1. They don't think about it.  This is probably the most common reaction.  There is a reason the phrase "It is what it is" has become a part of our culture.  Once a path of reality has been blazed, we are reluctant to go back and consider if it hadn't been blazed (and overall, there is something to be said for not getting entangled by past hypotheticals when there is a present reality to consider).  But even though the celebrity may not consciously cogitate their celebrity status, there is always going to be an unconscious set of assumptions that affects their lives, which brings us to...

2. They assume, consciously or not, that they have attained celebrity by chance.  And in many cases I think this is largely true--without denying the talent of any given "star," there are many who have equal or superior talent who do not become "stars", and there is no way the "star" doesn't know this.  And to some extent, I think this can explain the behavior and the public meltdowns of a certain class of celebrity (Lindsay Lohan, Britney Spears, etc) can be explained by this assumption.  If you've attained something largely by chance, it can be taken away just as easily through the fickleness of chance.  This must be a heavy burden to bear, which would naturally manifest itself in dysfunction.

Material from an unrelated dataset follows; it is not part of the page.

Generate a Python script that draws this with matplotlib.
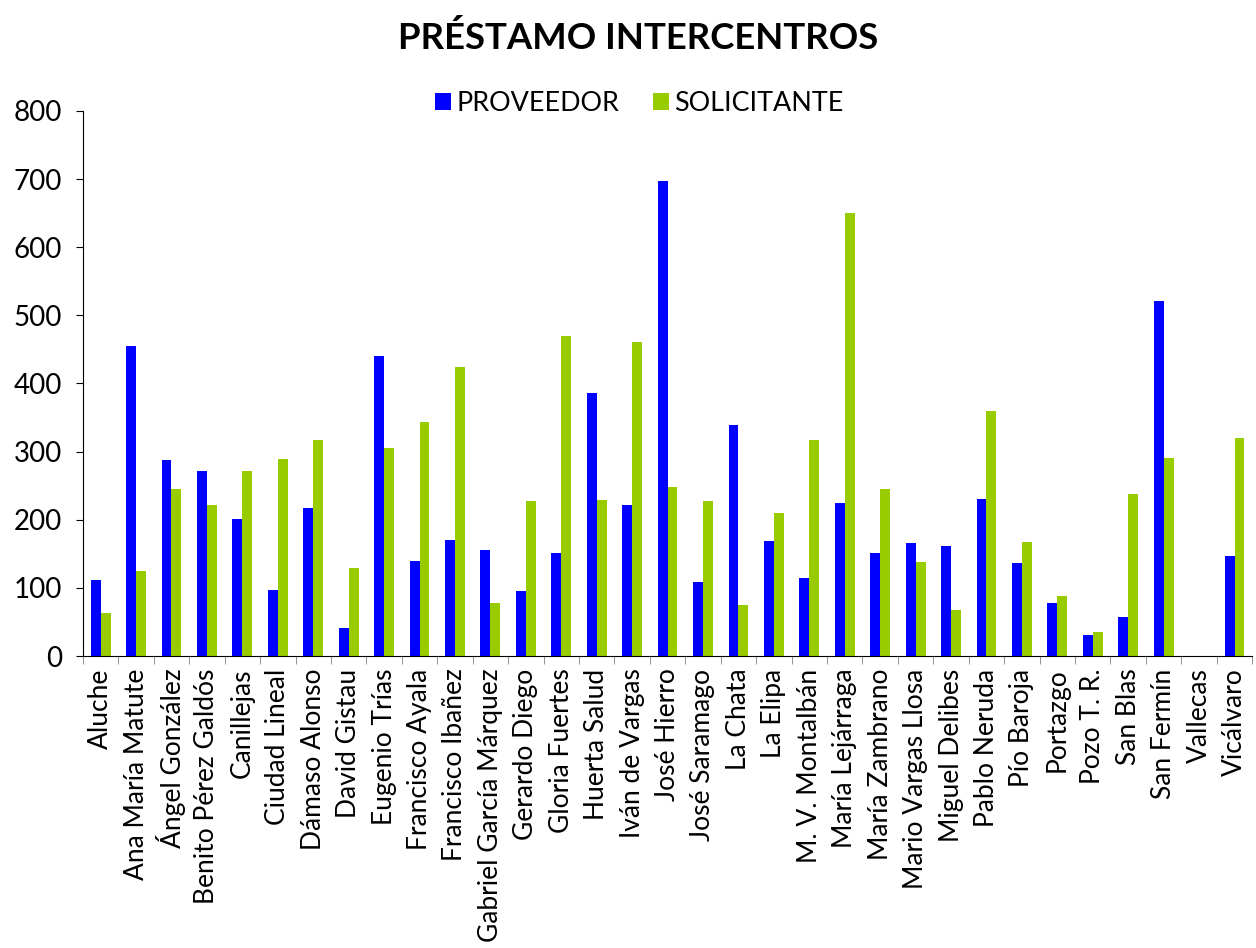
import matplotlib
matplotlib.use("Agg")
import matplotlib.pyplot as plt
import numpy as np

plt.rcParams["font.family"] = ["Lato", "DejaVu Sans"]

centros = [
    "Aluche", "Ana María Matute", "Ángel González", "Benito Pérez Galdós",
    "Canillejas", "Ciudad Lineal", "Dámaso Alonso", "David Gistau",
    "Eugenio Trías", "Francisco Ayala", "Francisco Ibañez",
    "Gabriel García Márquez", "Gerardo Diego", "Gloria Fuertes",
    "Huerta Salud", "Iván de Vargas", "José Hierro", "José Saramago",
    "La Chata", "La Elipa", "M. V. Montalbán", "María Lejárraga",
    "María Zambrano", "Mario Vargas Llosa", "Miguel Delibes",
    "Pablo Neruda", "Pío Baroja", "Portazgo", "Pozo T. R.", "San Blas",
    "San Fermín", "Vallecas", "Vicálvaro",
]
proveedor = [111, 455, 288, 272, 201, 97, 217, 41, 440, 139, 170, 155, 95,
             151, 386, 222, 697, 109, 339, 169, 115, 225, 151, 166, 162,
             230, 137, 78, 31, 57, 521, 0, 147]
solicitante = [63, 125, 245, 222, 272, 289, 317, 129, 305, 344, 424, 78,
               228, 470, 229, 461, 248, 228, 75, 210, 317, 650, 245, 138,
               68, 359, 167, 88, 35, 238, 291, 0, 320]

fig = plt.figure(figsize=(12.56, 9.48), dpi=100)
ax = fig.add_axes([0.066, 0.308, 0.931, 0.575])

x = np.arange(len(centros))
w = 0.28
ax.bar(x - w / 2, proveedor, w, color="#0000FF", label="PROVEEDOR")
ax.bar(x + w / 2, solicitante, w, color="#99CC00", label="SOLICITANTE")

ax.set_xlim(-0.5, len(centros) - 0.5)
ax.set_ylim(0, 800)
ax.set_yticks(range(0, 801, 100))
ax.tick_params(axis="y", labelsize=20, length=5, direction="out", pad=10)

ax.set_xticks(x)
ax.set_xticklabels(centros, rotation=90, fontsize=19)
ax.tick_params(axis="x", length=0, pad=9)
ax.set_xticks(np.arange(-0.5, len(centros), 1), minor=True)
ax.tick_params(axis="x", which="minor", length=6, color="#808080")

for s in ["top", "right"]:
    ax.spines[s].set_visible(False)

fig.text(0.508, 0.96, "PRÉSTAMO INTERCENTROS", fontsize=26.3,
         fontweight="bold", ha="center", va="center")
fig.legend(loc="center", bbox_to_anchor=(0.509, 0.891), ncol=2, frameon=False,
           fontsize=19.4, handlelength=0.6, handleheight=0.6,
           handletextpad=0.2, columnspacing=1.25)

fig.savefig("out.png", dpi=100)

3. They assume that they are reaping the just deserts of their effort.  These would be the most stable celebrities.  A person such as Bill Gates comes to mind.  He spent the formative years of his life in anonymity, but he was spending those same years locked away for 10,000 hours writing code.  When he ascended to prominence as a cultural icon, he must have found it strange, but not wholly out of line with the narrative arc of his life.  Most sports stars would also fit into this category.  They've practiced for big-time stardom by being high school celebrities.

4. They believe that they are inherently different from the masses, perhaps since birth.  Few would articulate such a thing directly, since our American society in general is anti-elitist, and certainly has a built-in prejudice to the concept of a birthright.  Most of our society's formative narratives are built on the concept of individual achievement only through hard work (and in a weird way, we may award specific individuals "celebrityhood" so that we might validate this core value).  But one celebrity who has never been afraid to assert a narrative that goes against the cultural grain is Bob Dylan.  In an interview he gave to Rolling Stone magazine a few months back, he declared a kind of mystical philosophy that involved his being a type of predestined "chosen one":
I went to a library in Rome and I found a book about transfiguration, because it's nothing you really hear about every day, and it's in that mystical realm, and I found out only enough to know that, uh, OK, I'm not an authority on it, but it kind of sets you straight on what sets you apart. I'd always been different than other people, but this book told me why. Like certain people are set apart. You know, it's just like the phrase, "peers" – I mean, I see this, "Well, your peers this, your peers that." And I've always wondered, who are my peers? When I received the Medal of Freedom I started thinking more about it. Like, who are they? But then it became clear. My peers are Aretha Franklin, Duke Ellington, B.B. King, John Glenn, Madeleine Albright, Pat Summitt, Toni Morrison, Jasper Johns, Martha Graham, Sidney Poitier. People like that, and they are set apart, too. And I'm proud to be counted among them.
This idea has potentially unsettling implications, and it is definitely a weird one, but I would argue that it is an appropriate one given the weirdness of celebrity to begin with.  If it makes anyone uncomfortable, perhaps the solution would be not to dismiss Bob Dylan, but to find a way to dismiss a culture that would seek to hear what a celebrity named Bob Dylan has to say.